### To do
Find the number of lines below in which the word "this" appears, and write that number only.

### Provided information
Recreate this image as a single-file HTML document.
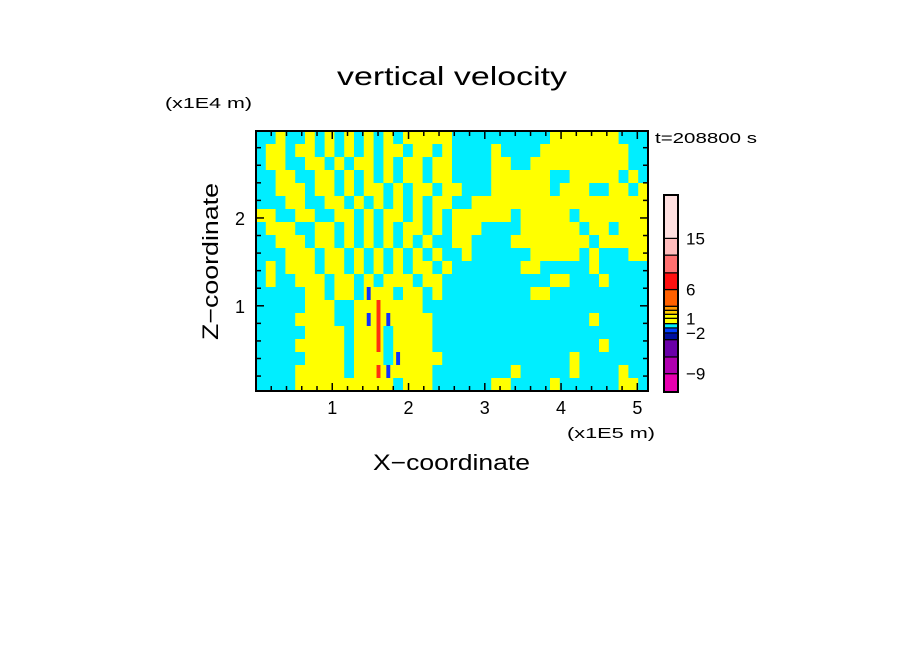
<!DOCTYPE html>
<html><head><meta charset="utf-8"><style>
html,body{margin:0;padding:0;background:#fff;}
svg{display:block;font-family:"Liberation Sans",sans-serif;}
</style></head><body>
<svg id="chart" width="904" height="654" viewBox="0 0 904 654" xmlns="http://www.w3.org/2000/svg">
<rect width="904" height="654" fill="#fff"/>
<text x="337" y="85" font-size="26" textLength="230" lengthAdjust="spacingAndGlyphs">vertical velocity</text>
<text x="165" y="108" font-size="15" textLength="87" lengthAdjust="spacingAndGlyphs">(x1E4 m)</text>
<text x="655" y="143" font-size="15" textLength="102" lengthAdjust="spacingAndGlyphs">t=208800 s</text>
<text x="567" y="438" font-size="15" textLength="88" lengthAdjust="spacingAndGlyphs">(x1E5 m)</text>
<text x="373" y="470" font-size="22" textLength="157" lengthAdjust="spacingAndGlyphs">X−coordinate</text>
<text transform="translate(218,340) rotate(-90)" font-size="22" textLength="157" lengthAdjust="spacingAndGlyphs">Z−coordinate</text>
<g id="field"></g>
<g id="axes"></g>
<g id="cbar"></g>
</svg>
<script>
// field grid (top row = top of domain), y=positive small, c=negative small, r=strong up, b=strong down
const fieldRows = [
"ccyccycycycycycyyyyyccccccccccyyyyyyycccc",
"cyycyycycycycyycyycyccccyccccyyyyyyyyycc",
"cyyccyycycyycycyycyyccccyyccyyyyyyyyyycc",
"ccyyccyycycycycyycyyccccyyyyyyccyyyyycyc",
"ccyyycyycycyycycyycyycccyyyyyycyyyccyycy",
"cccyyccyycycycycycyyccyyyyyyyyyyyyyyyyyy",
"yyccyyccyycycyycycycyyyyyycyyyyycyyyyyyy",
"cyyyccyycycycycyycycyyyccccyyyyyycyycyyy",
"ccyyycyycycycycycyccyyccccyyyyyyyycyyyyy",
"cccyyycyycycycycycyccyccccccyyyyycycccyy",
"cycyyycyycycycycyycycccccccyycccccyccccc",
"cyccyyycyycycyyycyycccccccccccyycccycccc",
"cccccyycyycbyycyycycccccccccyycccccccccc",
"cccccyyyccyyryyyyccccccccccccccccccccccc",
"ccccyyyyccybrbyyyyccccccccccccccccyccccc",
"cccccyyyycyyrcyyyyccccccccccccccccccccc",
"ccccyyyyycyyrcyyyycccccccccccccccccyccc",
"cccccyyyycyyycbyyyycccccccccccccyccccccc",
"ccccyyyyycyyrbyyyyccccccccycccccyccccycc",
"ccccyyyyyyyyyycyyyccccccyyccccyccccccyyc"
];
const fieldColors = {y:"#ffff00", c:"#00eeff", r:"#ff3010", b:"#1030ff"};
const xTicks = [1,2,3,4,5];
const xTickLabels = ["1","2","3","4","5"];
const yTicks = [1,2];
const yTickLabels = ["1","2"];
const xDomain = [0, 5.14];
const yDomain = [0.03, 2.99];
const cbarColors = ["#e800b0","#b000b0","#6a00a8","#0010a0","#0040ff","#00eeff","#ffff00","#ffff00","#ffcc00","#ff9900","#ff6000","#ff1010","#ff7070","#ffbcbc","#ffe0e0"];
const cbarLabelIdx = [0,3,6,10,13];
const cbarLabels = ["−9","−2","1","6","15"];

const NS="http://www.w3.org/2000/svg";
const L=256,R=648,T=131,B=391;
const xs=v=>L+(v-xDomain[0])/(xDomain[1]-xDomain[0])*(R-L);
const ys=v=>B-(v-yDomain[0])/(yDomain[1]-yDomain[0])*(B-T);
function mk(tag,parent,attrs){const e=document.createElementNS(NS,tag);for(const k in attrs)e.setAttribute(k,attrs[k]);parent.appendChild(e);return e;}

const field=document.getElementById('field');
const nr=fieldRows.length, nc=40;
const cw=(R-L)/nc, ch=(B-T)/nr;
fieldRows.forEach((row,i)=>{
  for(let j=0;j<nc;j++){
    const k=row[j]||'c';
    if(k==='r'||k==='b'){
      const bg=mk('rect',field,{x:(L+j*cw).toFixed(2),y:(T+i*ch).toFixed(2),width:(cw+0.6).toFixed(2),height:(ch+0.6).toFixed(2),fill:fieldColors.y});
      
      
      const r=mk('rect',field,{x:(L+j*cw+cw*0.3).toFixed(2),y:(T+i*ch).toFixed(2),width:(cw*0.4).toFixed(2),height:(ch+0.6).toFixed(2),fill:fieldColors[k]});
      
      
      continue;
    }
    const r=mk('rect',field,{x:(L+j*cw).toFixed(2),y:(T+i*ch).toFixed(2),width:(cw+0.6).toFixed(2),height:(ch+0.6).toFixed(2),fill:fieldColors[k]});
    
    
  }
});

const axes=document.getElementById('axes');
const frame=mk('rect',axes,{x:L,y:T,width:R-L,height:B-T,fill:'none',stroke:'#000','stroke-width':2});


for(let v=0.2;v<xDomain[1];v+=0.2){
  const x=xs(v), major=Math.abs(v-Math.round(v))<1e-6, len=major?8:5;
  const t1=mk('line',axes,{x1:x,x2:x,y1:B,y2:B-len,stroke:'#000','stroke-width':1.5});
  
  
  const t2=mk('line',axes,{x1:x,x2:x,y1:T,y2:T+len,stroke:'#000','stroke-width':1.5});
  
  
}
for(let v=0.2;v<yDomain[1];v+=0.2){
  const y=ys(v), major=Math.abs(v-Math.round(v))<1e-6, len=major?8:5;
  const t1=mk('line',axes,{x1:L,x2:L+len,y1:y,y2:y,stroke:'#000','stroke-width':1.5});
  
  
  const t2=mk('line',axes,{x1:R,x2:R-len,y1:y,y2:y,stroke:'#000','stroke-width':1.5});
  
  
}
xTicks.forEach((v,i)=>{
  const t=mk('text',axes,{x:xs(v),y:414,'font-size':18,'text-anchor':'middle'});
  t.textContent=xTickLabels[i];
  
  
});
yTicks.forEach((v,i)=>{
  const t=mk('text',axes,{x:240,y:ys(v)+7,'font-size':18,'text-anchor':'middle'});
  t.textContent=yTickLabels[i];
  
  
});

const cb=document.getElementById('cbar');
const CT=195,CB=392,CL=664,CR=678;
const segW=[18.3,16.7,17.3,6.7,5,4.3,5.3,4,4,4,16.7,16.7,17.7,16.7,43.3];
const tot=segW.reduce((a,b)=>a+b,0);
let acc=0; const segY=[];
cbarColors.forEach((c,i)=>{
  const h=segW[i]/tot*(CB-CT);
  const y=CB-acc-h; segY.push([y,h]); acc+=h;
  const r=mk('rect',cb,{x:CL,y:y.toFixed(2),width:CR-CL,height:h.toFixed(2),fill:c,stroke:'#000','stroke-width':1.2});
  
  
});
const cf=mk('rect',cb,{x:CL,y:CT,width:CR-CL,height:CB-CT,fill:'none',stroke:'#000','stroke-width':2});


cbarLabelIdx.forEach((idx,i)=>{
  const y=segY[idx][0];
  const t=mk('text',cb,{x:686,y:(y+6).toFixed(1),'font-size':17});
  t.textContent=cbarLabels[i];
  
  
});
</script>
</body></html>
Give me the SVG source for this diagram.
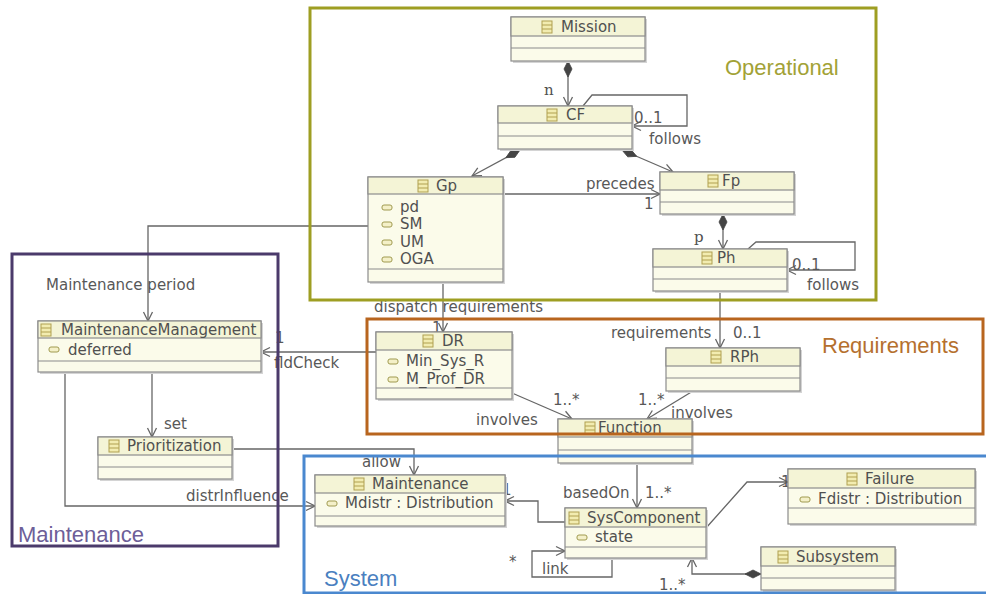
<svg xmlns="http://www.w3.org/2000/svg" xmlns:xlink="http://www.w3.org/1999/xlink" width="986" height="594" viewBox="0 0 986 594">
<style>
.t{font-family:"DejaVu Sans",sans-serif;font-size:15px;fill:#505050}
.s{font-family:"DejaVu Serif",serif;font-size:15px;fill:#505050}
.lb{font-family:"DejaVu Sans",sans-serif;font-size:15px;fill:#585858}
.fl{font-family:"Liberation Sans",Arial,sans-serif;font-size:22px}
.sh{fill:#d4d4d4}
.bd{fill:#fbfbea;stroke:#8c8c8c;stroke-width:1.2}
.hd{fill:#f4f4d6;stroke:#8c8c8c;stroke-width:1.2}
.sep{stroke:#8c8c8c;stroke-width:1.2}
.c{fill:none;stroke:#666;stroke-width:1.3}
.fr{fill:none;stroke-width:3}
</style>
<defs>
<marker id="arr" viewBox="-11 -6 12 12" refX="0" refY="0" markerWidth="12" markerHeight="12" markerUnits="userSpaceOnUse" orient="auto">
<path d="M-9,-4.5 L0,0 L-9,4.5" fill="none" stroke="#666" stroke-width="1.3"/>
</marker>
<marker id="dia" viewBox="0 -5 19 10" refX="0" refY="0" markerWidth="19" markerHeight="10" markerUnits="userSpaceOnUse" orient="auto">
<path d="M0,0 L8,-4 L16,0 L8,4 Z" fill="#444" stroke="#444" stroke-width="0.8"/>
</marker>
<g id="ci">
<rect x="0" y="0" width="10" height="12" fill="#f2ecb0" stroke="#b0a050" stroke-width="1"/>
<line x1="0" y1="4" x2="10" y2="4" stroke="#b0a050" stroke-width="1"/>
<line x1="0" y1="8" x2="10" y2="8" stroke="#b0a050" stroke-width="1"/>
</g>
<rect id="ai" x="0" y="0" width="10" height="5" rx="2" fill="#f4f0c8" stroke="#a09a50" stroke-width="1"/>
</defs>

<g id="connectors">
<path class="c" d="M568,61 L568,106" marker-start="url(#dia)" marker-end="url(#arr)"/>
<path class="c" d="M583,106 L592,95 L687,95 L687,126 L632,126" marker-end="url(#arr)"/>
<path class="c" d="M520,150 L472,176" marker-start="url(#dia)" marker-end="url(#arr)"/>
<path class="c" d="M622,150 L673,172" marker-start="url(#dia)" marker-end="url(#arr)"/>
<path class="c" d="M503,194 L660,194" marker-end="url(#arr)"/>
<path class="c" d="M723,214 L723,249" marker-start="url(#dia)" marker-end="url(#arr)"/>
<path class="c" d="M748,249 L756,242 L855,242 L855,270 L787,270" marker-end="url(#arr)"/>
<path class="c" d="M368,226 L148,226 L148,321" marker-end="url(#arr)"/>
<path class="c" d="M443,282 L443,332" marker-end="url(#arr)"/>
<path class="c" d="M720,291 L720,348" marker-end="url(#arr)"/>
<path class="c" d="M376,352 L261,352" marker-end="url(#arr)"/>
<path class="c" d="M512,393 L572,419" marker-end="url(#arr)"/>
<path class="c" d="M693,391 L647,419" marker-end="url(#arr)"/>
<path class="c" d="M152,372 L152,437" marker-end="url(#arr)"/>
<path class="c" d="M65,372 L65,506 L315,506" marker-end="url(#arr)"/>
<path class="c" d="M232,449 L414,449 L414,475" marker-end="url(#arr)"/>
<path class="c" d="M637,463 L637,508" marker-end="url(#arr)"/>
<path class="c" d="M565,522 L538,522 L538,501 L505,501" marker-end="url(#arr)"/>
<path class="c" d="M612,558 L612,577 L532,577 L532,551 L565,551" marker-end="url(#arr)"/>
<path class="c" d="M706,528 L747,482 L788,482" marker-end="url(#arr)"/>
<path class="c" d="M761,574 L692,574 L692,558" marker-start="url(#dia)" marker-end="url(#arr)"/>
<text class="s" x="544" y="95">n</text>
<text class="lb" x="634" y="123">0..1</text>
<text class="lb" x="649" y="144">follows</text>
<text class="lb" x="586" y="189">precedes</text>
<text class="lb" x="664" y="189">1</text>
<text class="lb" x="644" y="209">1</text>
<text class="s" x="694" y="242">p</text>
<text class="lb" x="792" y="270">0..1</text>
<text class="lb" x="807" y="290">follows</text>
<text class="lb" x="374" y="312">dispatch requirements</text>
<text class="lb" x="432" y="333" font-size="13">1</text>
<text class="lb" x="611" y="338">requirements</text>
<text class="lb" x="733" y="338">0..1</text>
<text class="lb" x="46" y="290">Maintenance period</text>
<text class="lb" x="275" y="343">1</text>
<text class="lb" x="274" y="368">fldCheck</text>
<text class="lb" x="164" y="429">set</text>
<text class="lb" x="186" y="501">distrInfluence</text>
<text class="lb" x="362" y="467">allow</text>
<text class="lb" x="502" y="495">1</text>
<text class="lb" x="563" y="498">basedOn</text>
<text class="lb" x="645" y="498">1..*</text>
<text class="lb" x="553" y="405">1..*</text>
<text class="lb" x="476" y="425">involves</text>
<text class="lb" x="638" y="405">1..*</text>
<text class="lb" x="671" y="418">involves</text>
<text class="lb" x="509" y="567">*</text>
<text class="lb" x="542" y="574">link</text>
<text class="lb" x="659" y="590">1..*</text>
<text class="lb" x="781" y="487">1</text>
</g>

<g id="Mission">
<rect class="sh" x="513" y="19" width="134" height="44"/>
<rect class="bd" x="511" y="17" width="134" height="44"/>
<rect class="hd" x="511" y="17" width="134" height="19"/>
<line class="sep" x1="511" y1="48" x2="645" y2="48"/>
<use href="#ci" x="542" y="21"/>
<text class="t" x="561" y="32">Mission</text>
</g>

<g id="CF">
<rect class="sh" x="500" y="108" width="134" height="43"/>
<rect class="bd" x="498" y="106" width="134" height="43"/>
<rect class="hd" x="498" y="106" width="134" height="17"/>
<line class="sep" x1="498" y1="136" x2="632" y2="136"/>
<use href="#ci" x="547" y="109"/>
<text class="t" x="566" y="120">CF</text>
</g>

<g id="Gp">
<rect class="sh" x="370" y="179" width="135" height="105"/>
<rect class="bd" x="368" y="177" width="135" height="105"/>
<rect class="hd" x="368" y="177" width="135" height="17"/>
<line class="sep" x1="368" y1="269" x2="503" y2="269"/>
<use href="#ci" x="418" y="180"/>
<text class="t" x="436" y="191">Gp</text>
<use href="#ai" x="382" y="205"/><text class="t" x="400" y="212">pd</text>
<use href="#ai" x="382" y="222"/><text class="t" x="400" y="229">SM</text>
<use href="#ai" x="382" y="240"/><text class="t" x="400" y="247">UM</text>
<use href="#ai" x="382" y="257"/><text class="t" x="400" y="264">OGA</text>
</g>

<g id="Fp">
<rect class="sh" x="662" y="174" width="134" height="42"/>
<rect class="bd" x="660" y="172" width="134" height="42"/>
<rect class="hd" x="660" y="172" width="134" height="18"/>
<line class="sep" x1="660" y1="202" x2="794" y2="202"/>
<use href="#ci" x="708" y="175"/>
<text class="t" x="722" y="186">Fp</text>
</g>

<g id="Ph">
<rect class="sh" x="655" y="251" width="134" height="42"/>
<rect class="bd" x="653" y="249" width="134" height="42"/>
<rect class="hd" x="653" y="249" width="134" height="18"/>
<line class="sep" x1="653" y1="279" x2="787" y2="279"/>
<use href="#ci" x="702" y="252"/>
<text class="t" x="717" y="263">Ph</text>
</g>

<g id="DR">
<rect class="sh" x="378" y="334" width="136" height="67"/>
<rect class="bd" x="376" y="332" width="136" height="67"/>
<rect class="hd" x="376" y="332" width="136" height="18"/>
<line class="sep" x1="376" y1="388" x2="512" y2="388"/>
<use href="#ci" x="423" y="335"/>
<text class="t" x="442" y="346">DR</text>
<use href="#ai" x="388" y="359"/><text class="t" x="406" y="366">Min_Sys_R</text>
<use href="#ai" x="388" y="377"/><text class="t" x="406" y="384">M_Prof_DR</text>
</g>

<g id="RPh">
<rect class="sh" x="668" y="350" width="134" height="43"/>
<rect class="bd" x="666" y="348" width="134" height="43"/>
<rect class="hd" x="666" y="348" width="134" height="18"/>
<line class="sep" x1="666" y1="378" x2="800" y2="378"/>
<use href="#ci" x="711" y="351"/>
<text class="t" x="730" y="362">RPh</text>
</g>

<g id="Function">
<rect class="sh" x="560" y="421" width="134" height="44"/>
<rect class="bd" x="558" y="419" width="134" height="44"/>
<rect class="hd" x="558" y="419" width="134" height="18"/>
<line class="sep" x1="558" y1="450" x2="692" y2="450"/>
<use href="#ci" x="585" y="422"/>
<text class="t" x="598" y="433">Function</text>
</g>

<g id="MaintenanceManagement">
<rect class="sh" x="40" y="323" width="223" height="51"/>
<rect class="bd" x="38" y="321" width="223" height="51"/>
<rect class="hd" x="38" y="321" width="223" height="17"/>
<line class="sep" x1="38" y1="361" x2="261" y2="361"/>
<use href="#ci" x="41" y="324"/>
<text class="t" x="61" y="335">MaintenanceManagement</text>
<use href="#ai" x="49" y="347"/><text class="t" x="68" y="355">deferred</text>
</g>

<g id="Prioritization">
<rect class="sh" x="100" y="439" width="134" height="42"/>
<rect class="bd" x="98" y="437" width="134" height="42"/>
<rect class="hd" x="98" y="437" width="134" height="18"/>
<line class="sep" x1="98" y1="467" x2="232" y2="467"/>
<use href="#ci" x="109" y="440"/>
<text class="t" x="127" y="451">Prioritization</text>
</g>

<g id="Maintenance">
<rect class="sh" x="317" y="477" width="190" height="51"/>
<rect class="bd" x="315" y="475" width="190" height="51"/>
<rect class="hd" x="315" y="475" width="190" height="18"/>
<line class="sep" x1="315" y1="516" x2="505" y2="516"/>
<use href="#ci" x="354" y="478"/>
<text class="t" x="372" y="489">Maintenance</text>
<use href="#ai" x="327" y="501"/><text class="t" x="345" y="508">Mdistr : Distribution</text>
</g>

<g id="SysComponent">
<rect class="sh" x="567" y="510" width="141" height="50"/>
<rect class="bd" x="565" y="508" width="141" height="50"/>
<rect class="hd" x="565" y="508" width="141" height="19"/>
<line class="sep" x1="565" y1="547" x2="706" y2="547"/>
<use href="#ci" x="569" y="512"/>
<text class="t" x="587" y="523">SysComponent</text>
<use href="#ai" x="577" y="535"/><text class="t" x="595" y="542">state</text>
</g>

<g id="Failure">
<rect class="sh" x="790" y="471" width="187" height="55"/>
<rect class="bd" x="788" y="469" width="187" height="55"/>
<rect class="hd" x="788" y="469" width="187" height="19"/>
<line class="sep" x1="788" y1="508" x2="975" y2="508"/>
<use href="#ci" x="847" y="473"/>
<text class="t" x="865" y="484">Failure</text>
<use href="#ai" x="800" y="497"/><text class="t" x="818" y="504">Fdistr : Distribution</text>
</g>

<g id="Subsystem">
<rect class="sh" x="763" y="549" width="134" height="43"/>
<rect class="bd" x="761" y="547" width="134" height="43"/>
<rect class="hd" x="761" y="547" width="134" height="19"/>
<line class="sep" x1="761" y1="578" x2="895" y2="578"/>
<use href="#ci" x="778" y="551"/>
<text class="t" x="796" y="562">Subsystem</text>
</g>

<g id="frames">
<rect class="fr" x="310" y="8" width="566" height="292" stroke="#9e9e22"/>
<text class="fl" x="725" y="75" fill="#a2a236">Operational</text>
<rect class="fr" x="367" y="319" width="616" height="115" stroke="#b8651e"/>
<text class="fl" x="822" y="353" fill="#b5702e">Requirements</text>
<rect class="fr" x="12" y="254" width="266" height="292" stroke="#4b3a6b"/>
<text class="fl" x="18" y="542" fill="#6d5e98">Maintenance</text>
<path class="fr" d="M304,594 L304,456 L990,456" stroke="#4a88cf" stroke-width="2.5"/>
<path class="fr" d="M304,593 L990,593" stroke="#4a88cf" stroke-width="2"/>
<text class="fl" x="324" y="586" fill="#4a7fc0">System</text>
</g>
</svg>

### Solution below
2